“Nice Game, Shortys. Now Get Your Nalgases off to School!”

“What the heck? What’s a clown doing
on my beach?”
My best attempt at a self-portrait in
the Homies’ art style.
Remember going to the grocery store as a kid, and seeing those gumball machine-style dispensers filled with various candies? You’d pop in a quarter, turn a knob, and receive a handful of sweet treats to tide you over on the car ride back home. I have a distinct memory of getting dragged to a tire store by my mom, standing in the lobby as she took care of her tire-related business, and noticing a dusty old dispenser packed to the brim with ‘Mike and Ike’ fruit chews.** And just as quickly as it caught my eye, I took notice of a little bonus treat inside: A veritable colony of ants scurrying about, presumably left to nest within over the course of years while completely neglected by the store staff. I don’t think I’ve ever gambled on 25¢ candies again since that fateful day, and I have a hunch that a lot of folk reading this can probably share similar experiences. It’s perhaps for this issue with upkeep that most stores eventually stopped filling these machines with candy, and converted them to a newly-emerging vending business model: Cheapo toys contained within plastic capsules, typically with “collectible” marketing hooks attached to them. I reckon some of y’all may know these dispensers better as “gashapon” — a moniker we’ve since inherited from the Japanese, who seemed to be way ahead of us on this vending trend and who generally tend to stock their machines with much nicer novelties for your ¥100—500. And yes, for those of you who didn’t already know: The word “gasha” (an onomatopoeia for the sound the machines make while being cranked) is what eventually inspired the terminology for the “gacha games” that have become a money-sucking plague on the video game industry.

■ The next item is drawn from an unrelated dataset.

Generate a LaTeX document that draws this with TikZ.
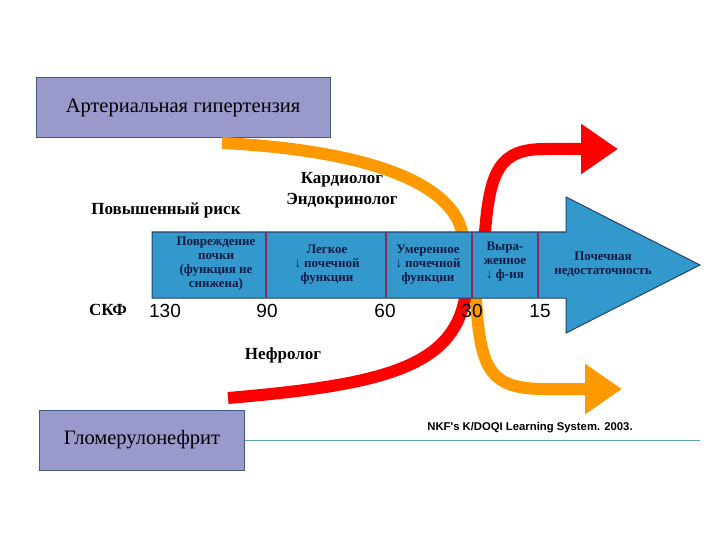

But we’re not here to talk about gacha games — at least not yet, anyway. As it turns out, I wrote that whole rambling tangent to set the stage for a Nintendo DS kart racer! No, it’s not that playing these bad games has made me crazy in the head…[♫] at least not yet, anyway? Today’s game is a licensed affair, with its source material being perhaps one of the most infamous vending machine toy lines to emerge within the States: David Gonzales’ ‘Homies,’ featuring caricatures of [mostly] Mexican-American peoples emanating from the barrios of Los Angeles. In spite of political divisiveness and attempts by law enforcement to link them to gang culture – resulting in periods of time where they were pulled from retail distribution – Homies endured these public trials on its way to becoming a cultural phenomenon, and ultimately sold through hundreds of millions of its associated plastic figures. Naturally, this opened the door for a variety of crossover media, including the series’ own video game excursion. Which brings us back to today’s main subject: 2008’s release of Homie Rollerz for Nintendo DS, as published by Destineer and developed by Webfoot Technologies. Unfortunately, the Homies’ video game debut would only go on to rate as the second-lowest DS game within Metacritic’s historical aggregate, and continue to carry a reputation as one of the worst kart racing games of all time.

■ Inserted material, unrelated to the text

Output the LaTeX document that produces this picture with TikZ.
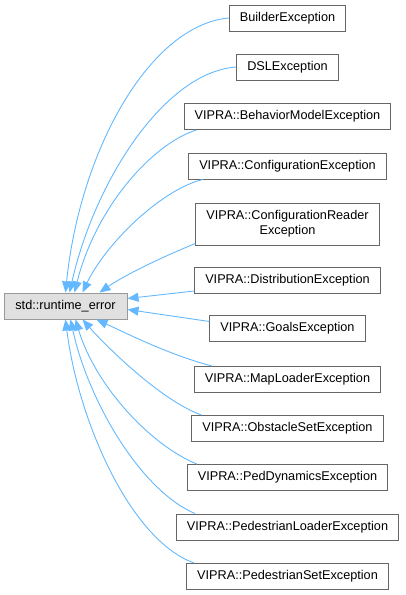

Of course, we’ve got a lot of ground to cover before we can even get into the game itself, as is our obligation here on the Bad Game Hall of Fame. First, we’re gonna have to cover a brief history of the Homies toy line, as well as provide a profile on series creator David Gonzales. We’ll address their appeal to Chicano culture, some of the franchise’s controversies, and several of the other spin-offs seen on its way to getting a video game adaptation. We’ll also provide some background history on the game’s developer Webfoot Technologies, plus publisher Destineer. Then and only then can we address the Homie Rollerz game within its necessary context, and get to settling whether or not it’s truly worthy of its repugnant reputation. Is it possible that – much like the toy line that spawned it – it’s simply misunderstood outside of its target demographics? Could there have been a concerted effort by critics to keep it down, motivated solely by its licensed nature and claimed “glorification” of negative stereotypes? Does a gringo like me have any business at all talking about this highly contentious and deeply cultural subject matter?*** All I can say to all that is: I promise to give Homie Rollerz as fair a shake as is possible, and to speak on the broader franchise with the best understanding of it I can gather for myself. Let’s get to rollin’, folks.
** For the record: Mike and Ikes actually rule. They’re probably a candy you never think to buy while you’re browsing the snack aisle, but hot damn if they don’t pair well with a motion picture show and a bucket of popcorn. On my list of “candies I only think to buy at the movie theater;” I’d rate them way above Junior Mints, slightly ahead of Raisinets, but a notch below my beloved Sno-Caps.
*** At the risk of sounding like a stereotypical white, and for whatever it may be worth: My Latinx girlfriend will be serving as a consultant on this article, and checking my work to ensure that I’m not speaking out of turn or inadvertently misconstruing any of the key details where it comes to the culture. I’m genuinely trying to approach this subject from as fair and measured a perspective as possible, and hoping to avoid all the pitfalls which other non-Latinx game reviewers seemed to stumble headfirst into back in the day. And believe you me: We’ll be covering a few of those unfortunate reviews in time.